Трудно вообразить лучшую почву для рецепции творчества маркиза де Сада чем СССР времени упадка.

Почему? Да потому, что у Сада секс и преступление, секс и тюрьма переплетаются — причем как в жизни, так и в текстах его романов. Он провел в одиночных камерах (в Венсенском замке и в Бастилии) более десяти лет, и почти столько же — в доме умалишенных в Шарантоне в Париже. Все его сексуальные фантазии это по большей части плод воображения, в жизни де Сад скорее мазохист, чем садист, по крайней мере никаких чудовищных преступлений за ним не водилось — известны лишь два эпизода, два эксцесса де Сада. На Пасху, 3 апреля 1768 года, двадцативосьмилетний де Сад уговаривает нищенку Розу Келлер поехать с ним в его «домик» (la petite maison) в предместье Аркей. Там он избивает ее плетью, а затем натирает пострадавшие части ее тела мазью, в состав которой входил белый воск. Второй эпизод произошел через четыре года, летом 1772-го, в Марселе, где Сад вместе со своим лакеем Латуром опять бичует четырех проституток и заставляет их бичевать его самого, предварительно скормив им анисовые конфеты с возбуждающим средством (шпанской мушкой), которые вызывают у девиц понос и рвоту. 

Все остальное –– это интрижки с актрисами и другие вполне обычные любовные похождения молодого либертена его времени, не более того. Наказание де Сада откровенно избыточно, он — безусловная жертва режима, лишенная свободы посредством знаменитой практики королевских lettre de cachet (указов о заточении без суда и следствия).

Язык преступления и язык вожделения переплетаются у Сада практически до полной неразличимости. Секс всегда имеет у него характер чего-то преступного, запрещенного, а преступление всегда предстает в ауре сексуальности и похоти. Французский философ Жорж Батай, один из тех, кто открыл в де Саде едва ли не центральную фигуру модерна, подчеркивал, что его произведения «посвящены утверждению неприемлемых ценностей: если верить ему, жизнь — это поиск наслаждений, а наслаждения пропорциональны разрушению жизни. Иначе говоря, жизнь достигает наивысшей степени интенсивности в чудовищном отрицании своей же основы».

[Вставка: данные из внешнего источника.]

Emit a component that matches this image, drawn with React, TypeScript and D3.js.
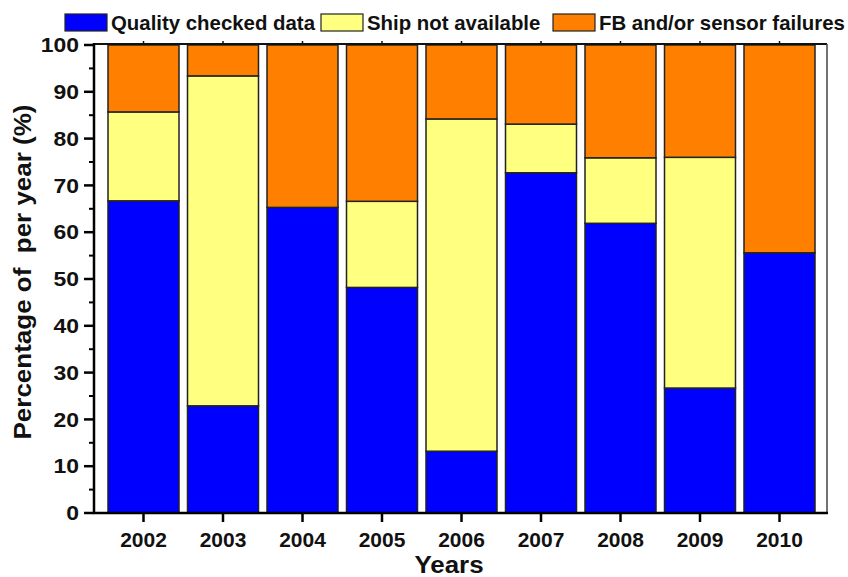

В своей книге «Эротизм» Батай находит предельно точные формулировки того, что можно было бы назвать эротической экономией де Сада. Позволю себе большую цитату из батаевского текста, в которой раскрывается смысл садистического эротизма. 

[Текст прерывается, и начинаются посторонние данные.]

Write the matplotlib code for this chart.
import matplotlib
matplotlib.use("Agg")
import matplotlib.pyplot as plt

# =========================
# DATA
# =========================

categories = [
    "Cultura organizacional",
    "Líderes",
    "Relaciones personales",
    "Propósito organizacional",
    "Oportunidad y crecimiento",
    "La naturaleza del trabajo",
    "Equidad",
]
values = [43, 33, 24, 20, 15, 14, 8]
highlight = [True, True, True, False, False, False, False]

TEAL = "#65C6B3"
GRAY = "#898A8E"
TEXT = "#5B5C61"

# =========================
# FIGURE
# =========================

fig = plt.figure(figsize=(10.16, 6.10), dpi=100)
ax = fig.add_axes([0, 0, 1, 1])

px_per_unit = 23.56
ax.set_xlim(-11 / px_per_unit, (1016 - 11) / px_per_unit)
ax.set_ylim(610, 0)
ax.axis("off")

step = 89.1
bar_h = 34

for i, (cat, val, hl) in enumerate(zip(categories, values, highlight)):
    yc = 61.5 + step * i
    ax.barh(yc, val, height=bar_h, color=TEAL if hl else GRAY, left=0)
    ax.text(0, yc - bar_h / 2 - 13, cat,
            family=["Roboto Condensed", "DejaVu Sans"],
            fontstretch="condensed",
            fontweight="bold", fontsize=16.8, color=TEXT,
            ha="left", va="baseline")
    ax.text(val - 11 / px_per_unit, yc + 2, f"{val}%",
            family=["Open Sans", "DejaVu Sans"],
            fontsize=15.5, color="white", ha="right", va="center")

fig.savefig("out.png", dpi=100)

«Природа чрезмерности, с помощью которой Сад утверждал свою истину, такова, что не так-то легко заставить ее принять. Однако из утверждений, которые он нам предлагает, можно понять, что нежность ничего не меняет в механизме, связывающем эротизм со смертью. Эротическое поведение противоположно обыденному поведению так же, как трата противоположна накоплению. Если мы живем, повинуясь велениям рассудка, то пытаемся приобрести разного рода блага, работаем с целью приумножения наших ресурсов — или наших знаний, — стараемся любыми способами обогатиться и обладать все большим количеством благ.  <…> Но в минуту крайнего сексуального возбуждения мы ведем себя противоположным образом: мы без меры расходуем наши силы и порой, в жестоком порыве страстей, без какой-либо пользы для себя растрачиваем значительные энергетические ресурсы. Сладострастие так близко разорительному растрачиванию, что мы называем “малой смертью” момент, когда оно достигает своего пика. Соответственно, образы, воскрешаемые в памяти эротически чрезмерным, всегда пребывают в беспорядке. Нагота разрушает благопристойность, которую мы придаем себе при помощи одежды. Но, встав на путь сладострастного беспорядка, мы не удовлетворяемся малым. Нарастание присущей нам от рождения чрезмерности иногда сопровождается разрушением или предательством. Мы усиливаем эффект наготы странным видом полуодетых тел, и отдельные предметы одежды лишь подчеркивают “расстройство” чьей-либо плоти, становящейся тем более беспорядочной, чем выше степень обнаженности. Пытки и убийства продлевают этот губительный порыв. Подобным же образом проституция, бранные выражения и все то, что связывает эротизм с низменной сферой, способствуют превращению мира сладострастия в мир упадка и разрушения. Мы испытываем истинное счастье, лишь растрачивая силы впустую, как если бы мы бередили свою рану: нам постоянно нужно быть уверенными в бесполезности, иногда в разрушительном характере наших усилий. Мы хотим почувствовать себя как можно дальше от мира, где правилом является приумножение ресурсов. Но мало сказать — “как можно дальше”. Мы нуждаемся в опрокинутом мире, в мире наизнанку. Истина эротизма есть предательство».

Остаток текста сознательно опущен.